Diario Judío México - After weeks of mostly staying home since the COVID 19 pandemic started, I was looking for some volunteer work where I could do something useful for others, but still stay safe. Then, I read in this and several other publications that Jewish Family Service urgently needed volunteer drivers for their Project 19 Food Program, so I applied and after passing a background check and obtaining my Food Handler’s Card, was accepted.

This program is a service to support those critically impacted by COVID 19, all homebound seniors 65+. The need for volunteers is great because it takes up to a hundred volunteers, each serving one day a week, to reach all the clients who benefit from the assistance. The clients live in various parts of San Diego County, and the volunteers can choose which area they want to work in. The volunteer drivers bring boxes of groceries or boxes of freshly frozen meals to their doorsteps.

Jewish Family Service provides great support to the San Diego community with their various programs. Most people don’t know, but 95% of Project 19 clients are not Jewish. So far, as a volunteer with Project 19, I have delivered food to White, Latino, African-American, Middle Eastern, and Vietnamese seniors in East and South Counties.  Before the pandemic, JFS averaged about 1,788 home delivered meals and groceries; however, since the need has increased, they have delivered 26, 221 meals and groceries and counting.  There is also the JFS Weekday Drive Thru Distribution on site.

It has been an interesting learning experience and all the people I have worked with at JFS have been nice and accommodating.  I have worked with Katrina Bruins, Cheyenne Arroyo, Nate Beiser and all the helpful warehouse folks who pack up the boxes and help me put them in my car.

My first lesson was to have more patience and not make assumptions about people as I made a morning delivery to homebound seniors in East County, mostly Santee. My WAZE app worked okay to get me to either the apartment complexes or mobile home parks; however, once inside, all bets were off when it came time to finding the actual apartments/spaces as these places were big!

In the biggest mobile home park, after driving around and around, I flagged down what turned out to be a patient gardener. Assuming he was Mexican, I asked him in Spanish where number so and so was. In perfect “Castilian” Spanish, he told me he would get his map, so we could look up the various spaces. As a long-time ESL teacher, I have worked with students from all over the world, so when we finished looking at his map, I said to him, “You are not Mexican, correct? Are you from Spain or maybe Argentina?” His answer made me laugh at myself when he told me he was born and raised in San Ysidro!

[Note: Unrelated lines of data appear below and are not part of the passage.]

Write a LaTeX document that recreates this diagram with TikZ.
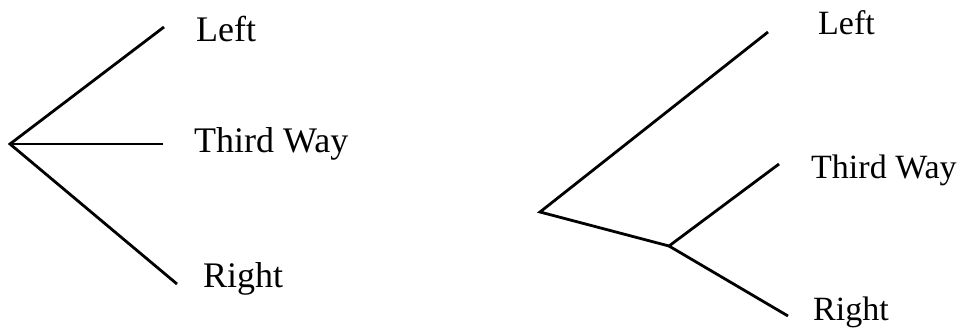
\documentclass[tikz,border=0pt]{standalone}
\usepackage{fontspec}
\setmainfont{Liberation Serif}
\begin{document}
\begin{tikzpicture}[x=1pt,y=-1pt,
  branch/.style={line width=2.8pt,line cap=butt,line join=miter},
  lbl/.style={anchor=base west,inner sep=0pt,font=\fontsize{36}{40}\selectfont},
  lblr/.style={lbl,font=\fontsize{34}{38}\selectfont}]
\useasboundingbox (0,0) rectangle (965,327);
% left tree
\coordinate (r1) at (10,144);
\coordinate (l1) at (164,27);
\coordinate (t1) at (163,144);
\coordinate (g1) at (177,284);
\draw[branch] (l1) -- (r1) -- (g1);
\draw[branch] (r1) -- (t1);
\node[lbl] (L1) at (196,41) {Left};
\node[lbl] (T1) at (194,152) {Third Way};
\node[lbl] (R1) at (203,287) {Right};
% right tree
\coordinate (r2) at (540,212);
\coordinate (l2) at (768,32);
\coordinate (m2) at (669,246);
\coordinate (t2) at (779,164);
\coordinate (g2) at (788,316);
\draw[branch] (l2) -- (r2) -- (m2);
\draw[branch] (t2) -- (m2) -- (g2);
\node[lblr] (L2) at (818,34) {Left};
\node[lblr] (T2) at (811,178) {Third Way};
\node[lblr] (R2) at (813,320) {Right};
\end{tikzpicture}
\end{document}
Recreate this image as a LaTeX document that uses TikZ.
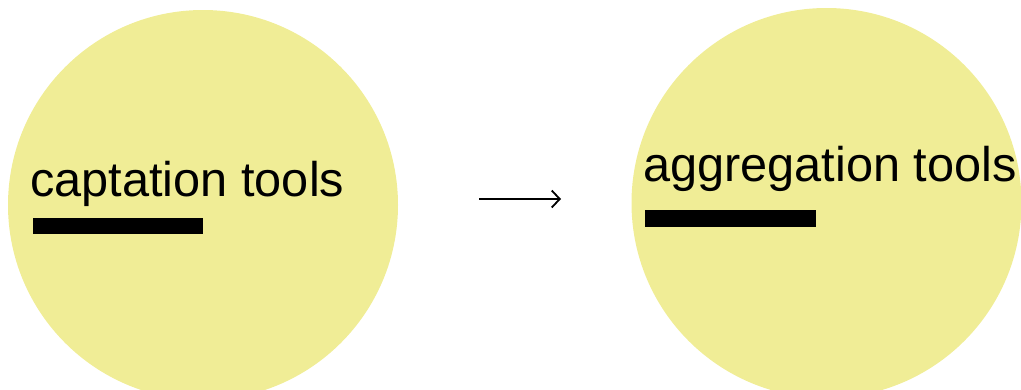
\documentclass[tikz,border=0pt]{standalone}
\usepackage{fontspec}
\setmainfont{Liberation Sans}
\usetikzlibrary{arrows.meta}
\definecolor{blob}{RGB}{240,237,150}
\begin{document}
\begin{tikzpicture}[x=1pt,y=-1pt,
  blobnode/.style={circle,fill=blob,draw=none,minimum size=390pt,inner sep=0pt},
  label/.style={anchor=base west,inner sep=0pt,font=\fontsize{48.7}{56}\selectfont},
  bar/.style={fill=black,draw=none}]
\useasboundingbox (0,0) rectangle (1021,389);
\node[blobnode] (left) at (203,205) {};
\node[blobnode] (right) at (826.5,203) {};
\node[label] (ltext) at (30,196) {captation tools};
\node[label] (rtext) at (643,181) {aggregation tools};
\fill[bar] (33,218) rectangle (203,234);
\fill[bar] (645,210) rectangle (816,227);
\coordinate (as) at (479,199);
\coordinate (ae) at (561,199);
\draw[line width=1.8pt,-{Straight Barb[length=8pt,width=17pt,line width=1.8pt]}] (as) -- (ae);
\end{tikzpicture}
\end{document}
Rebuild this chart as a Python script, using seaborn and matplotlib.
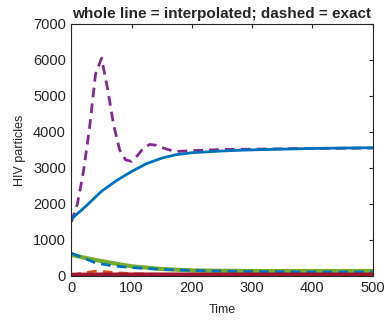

With his help and a lot of legwork, I found all the places that morning. Wearing a mask, I carried the boxes to the front doors of the appreciative seniors. The next time in East County was easier. I delivered in the College and Rolando areas and parts of La Mesa.

One Friday afternoon, my route was in South County and I found that more stressful than East County. Why? First I am more familiar with East County as I have lived there for 30 years, so finding places is easier. The South County area I was in had crazy traffic and drivers, so I started driving like I used to when I lived in Mexico City. It also was not easy finding the addresses, but I persevered. After driving around and around, my reward was at the last house where they had adorable kittens all over the place. Unfortunately, all of them were semi-feral and skittish and wouldn’t let this animal lover pick them up. The client was a friendly older African American woman and her adult daughter. The daughter only mumbled at me, but her amiable mom told me her daughter was a cat magnet and every stray cat in the neighborhood came to them.

My advice for prospective volunteer drivers is to look at this like an adventure where you can safely help others and maybe discover some new streets or areas you didn’t know existed. However, I suggest sticking to neighborhoods you are more familiar with at the beginning until you get used to the routine.  You can volunteer as much or as little as you want, but they do expect you to deliver food as least once a week. Different areas of San Diego correspond to different days.  For example, East County is on Tuesdays and North County is on Thursdays.  There are morning shifts from 9:00 to 1:00 and afternoon shifts from 1:30 to 5:30.. You will be driving your own vehicle and if you keep track of mileage, JFS will reimburse for gas.

Despite a few bumps, I always feel happy when I end my shift knowing that I brought food, which for me is comfort, to others. In addition, the homebound clients are grateful.